Mailbag: A note on RFA tenders

With NFL free agency set to begin Tuesday, David of Colorado Springs brings up a fair point: "Why haven't we heard much about RFA tenders this year?"

David specifically wants to know how it relates to the Detroit Lions, who need to shave more than $11 million in cap space before Tuesday at 4 p.m. ET, but it's worth taking a broader look at what is almost always a drama-less segment of free agency.
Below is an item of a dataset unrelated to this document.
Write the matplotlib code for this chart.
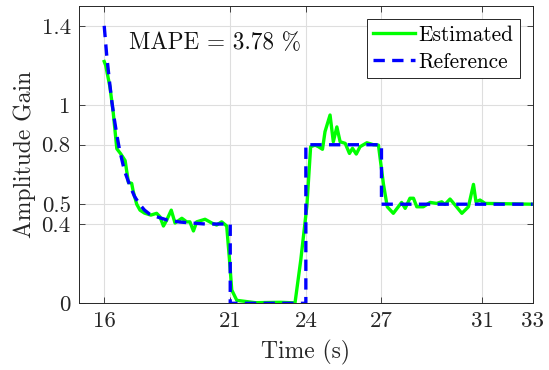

RFAs -- "Restricted Free Agents" -- are players who have accrued three years' experience in the NFL. They are eligible for a new contract, but teams can restrict their access by requiring draft-pick compensation for them to move on and receiving the right to match any deal a player receives. Rare is the case when a third-year player is valuable enough to merit a lucrative contract and a draft pick, and a result, RFAs usually don't change teams.

So the only news when it comes to RFAs is typically whether they were issued a tender or not. The level of the tender is mostly an issue of the salary cap.
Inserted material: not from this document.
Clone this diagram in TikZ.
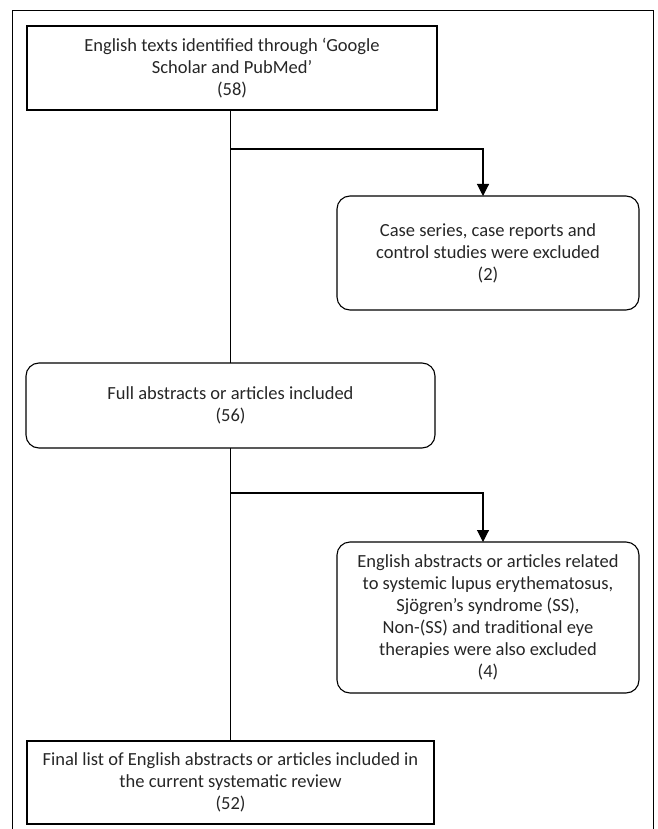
\documentclass[tikz,border=0pt]{standalone}
\usepackage{fontspec}
\setmainfont{Carlito}
\usetikzlibrary{arrows.meta}
\definecolor{txtgray}{HTML}{262626}
\begin{document}
\begin{tikzpicture}[x=1pt,y=-1pt,
  every node/.style={inner sep=0pt, outer sep=0pt},
  sqbox/.style={draw=black, line width=1.1pt, text=txtgray, align=center,
    font=\fontsize{18.5}{22}\selectfont},
  rbox/.style={sqbox, rounded corners=13pt},
  conn/.style={draw=black, line width=1.1pt},
  arr/.style={conn, -{Triangle[width=12pt,length=12pt]}}]
\useasboundingbox (0,0) rectangle (657,829);
\draw[line width=1pt] (12,829) -- (12,11) -- (653,11) -- (653,829);

\node[sqbox, minimum width=410pt, minimum height=84pt] (top) at (232,68)
  {English texts identified through ‘Google\\Scholar and PubMed’\\(58)};
\node[rbox, minimum width=302pt, minimum height=114pt] (ex1) at (488,253)
  {Case series, case reports and\\control studies were excluded\\(2)};
\node[rbox, minimum width=409pt, minimum height=85pt] (full) at (230.5,405.5)
  {Full abstracts or articles included\\(56)};
\node[rbox, minimum width=302pt, minimum height=151pt] (ex2) at (488,617.5)
  {English abstracts or articles related\\to systemic lupus erythematosus,\\Sjögren’s syndrome (SS),\\Non-(SS) and traditional eye\\therapies were also excluded\\(4)};
\node[sqbox, minimum width=407pt, minimum height=83pt] (final) at (230.5,782.5)
  {Final list of English abstracts or articles included in\\the current systematic review\\(52)};

\coordinate (j1) at (230.7,149);
\coordinate (j2) at (230.7,493);
\draw[conn] (top.south -| j1) -- (full.north -| j1);
\draw[conn] (full.south -| j1) -- (final.north -| j1);
\draw[arr] (j1) -| (ex1.north -| 483,0);
\draw[arr] (j2) -| (ex2.north -| 483,0);
\end{tikzpicture}
\end{document}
In 2012, according to NFL.com, there are three levels of RFA tenders. A player who requires a first-round compensation will get a tender (and cap number) worth $2.742 million, according to NFL.com. Second-round tenders are worth $1.927 million in cap and cash, and tenders that include right to match only are worth $1.26 million.
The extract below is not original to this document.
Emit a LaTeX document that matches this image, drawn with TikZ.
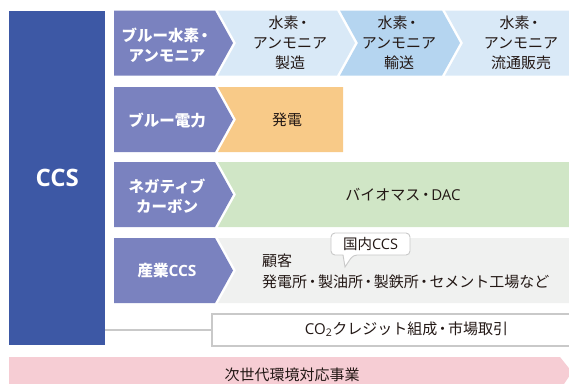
\documentclass[tikz,border=0pt]{standalone}
\usepackage{fontspec}
\setmainfont{Noto Sans CJK JP}
\newfontfamily\latf{Open Sans}
\newcommand{\dt}{\hspace{-0.14em}・\hspace{-0.14em}}
\definecolor{ccsblue}{HTML}{3D58A5}
\definecolor{chevpurple}{HTML}{7A82BF}
\definecolor{lblue}{HTML}{D9E9F7}
\definecolor{mblue}{HTML}{B5D5F0}
\definecolor{orng}{HTML}{F8CA88}
\definecolor{grn}{HTML}{D0E6C6}
\definecolor{lgray}{HTML}{F0F1F0}
\definecolor{pnk}{HTML}{F6CDD4}
\definecolor{bgray}{HTML}{C9C9C9}
\definecolor{txt}{HTML}{231815}
\tikzset{
  lab/.style={text=white,font=\bfseries\fontsize{15.5}{20}\selectfont,align=center,inner sep=0pt},
  body/.style={text=txt,font=\fontsize{15}{20}\selectfont,align=center,inner sep=0pt},
  bodyl/.style={text=txt,font=\fontsize{15}{21}\selectfont,align=left,inner sep=0pt,anchor=west},
}
\begin{document}
\begin{tikzpicture}[x=1pt,y=-1pt]
\useasboundingbox (0,0) rectangle (569,383);
\clip (0,0) rectangle (569,383);
% CCS box
\node[fill=ccsblue,minimum width=96pt,minimum height=334pt,inner sep=0pt,anchor=north west,
      text=white,font=\latf\bfseries\fontsize{24}{28}\selectfont] (ccs) at (9,11) {CCS};
% Row 1
\fill[chevpurple] (114,10.5) -- (215,10.5) -- (233,43) -- (215,75.5) -- (114,75.5) -- cycle;
\fill[lblue] (218,10.5) -- (337,10.5) -- (355,43) -- (337,75.5) -- (218,75.5) -- (236,43) -- cycle;
\fill[mblue] (340,10.5) -- (442,10.5) -- (460,43) -- (442,75.5) -- (340,75.5) -- (358,43) -- cycle;
\fill[lblue] (445,10.5) -- (575,10.5) -- (575,75.5) -- (445,75.5) -- (463,43) -- cycle;
\node[lab] (r1l) at (167,45) {ブルー水素\dt\\アンモニア};
\node[body] (r1a) at (290,43) {水素\dt\\アンモニア\\製造};
\node[body] (r1b) at (399,43) {水素\dt\\アンモニア\\輸送};
\node[body] (r1c) at (521,43) {水素\dt\\アンモニア\\流通販売};
% Row 2
\fill[chevpurple] (114,87) -- (215,87) -- (233,119.5) -- (215,152) -- (114,152) -- cycle;
\fill[orng] (218,87) -- (343,87) -- (343,152) -- (218,152) -- (236,119.5) -- cycle;
\node[lab] (r2l) at (167,120) {ブルー電力};
\node[body] (r2a) at (287,120) {発電};
% Row 3
\fill[chevpurple] (114,162) -- (215,162) -- (233,194.5) -- (215,227) -- (114,227) -- cycle;
\fill[grn] (218,162) -- (575,162) -- (575,227) -- (218,227) -- (236,194.5) -- cycle;
\node[lab] (r3l) at (167,196) {ネガティブ\\カーボン};
\node[body] (r3a) at (403,195) {バイオマス\dt{\latf DAC}};
% Row 4
\fill[chevpurple] (114,238) -- (215,238) -- (233,270.5) -- (215,303) -- (114,303) -- cycle;
\fill[lgray] (218,238) -- (575,238) -- (575,303) -- (218,303) -- (236,270.5) -- cycle;
\node[lab] (r4l) at (167,270.5) {産業{\latf CCS}};
\node[bodyl] (r4a) at (262,260.5) {顧客};
\node[bodyl] (r4b) at (262,281.5) {発電所\dt 製油所\dt 製鉄所\dt セメント工場など};
% callout
\draw[bgray,fill=white,line width=0.9pt,rounded corners=4pt]
  (331,233) -- (410,233) -- (410,255) -- (353,255) [sharp corners] -- (345,267) -- (343,255) [rounded corners=4pt] -- (331,255) -- cycle;
\node[text=txt,font=\fontsize{14.5}{16}\selectfont,inner sep=0pt] (call) at (370.5,244) {国内{\latf CCS}};
% CO2 box
\node[draw=bgray,line width=1.5pt,fill=white,minimum width=364pt,minimum height=32pt,inner sep=0pt,anchor=north west] (co2) at (211,313) {};
\node[body] (co2t) at (406.5,329) {{\latf CO\textsubscript{2}}クレジット組成\dt 市場取引};
\draw[bgray,line width=1.5pt] (co2.west) -- (co2.west -| ccs.east);
% pink bar
\fill[pnk] (9,357) -- (560,357) -- (572,372) -- (560,390) -- (9,390) -- cycle;
\node[body] (nx) at (292,375) {次世代環境対応事業};
\end{tikzpicture}
\end{document}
The Lions have two significant RFAs: Linebacker DeAndre Levy and defensive tackle Sammie Hill. You would think both would get at least a second-round tender. Would another team give up a second-round pick to acquire either player? Probably not, and every cap dollar will matter this year to the Lions. But they could ensure both players' return beyond a doubt by giving them first-round tenders at a combined additional cost of $1.63 million.

The NFL typically announces tender levels on the day free agency begins, and we'll pass along what we find out before then. Other key RFAs in the NFC North include Chicago Bears running back Kahlil Bell, Minnesota Vikings running back Lorenzo Booker and Vikings linebacker/special-teams ace Kenny Onatolu.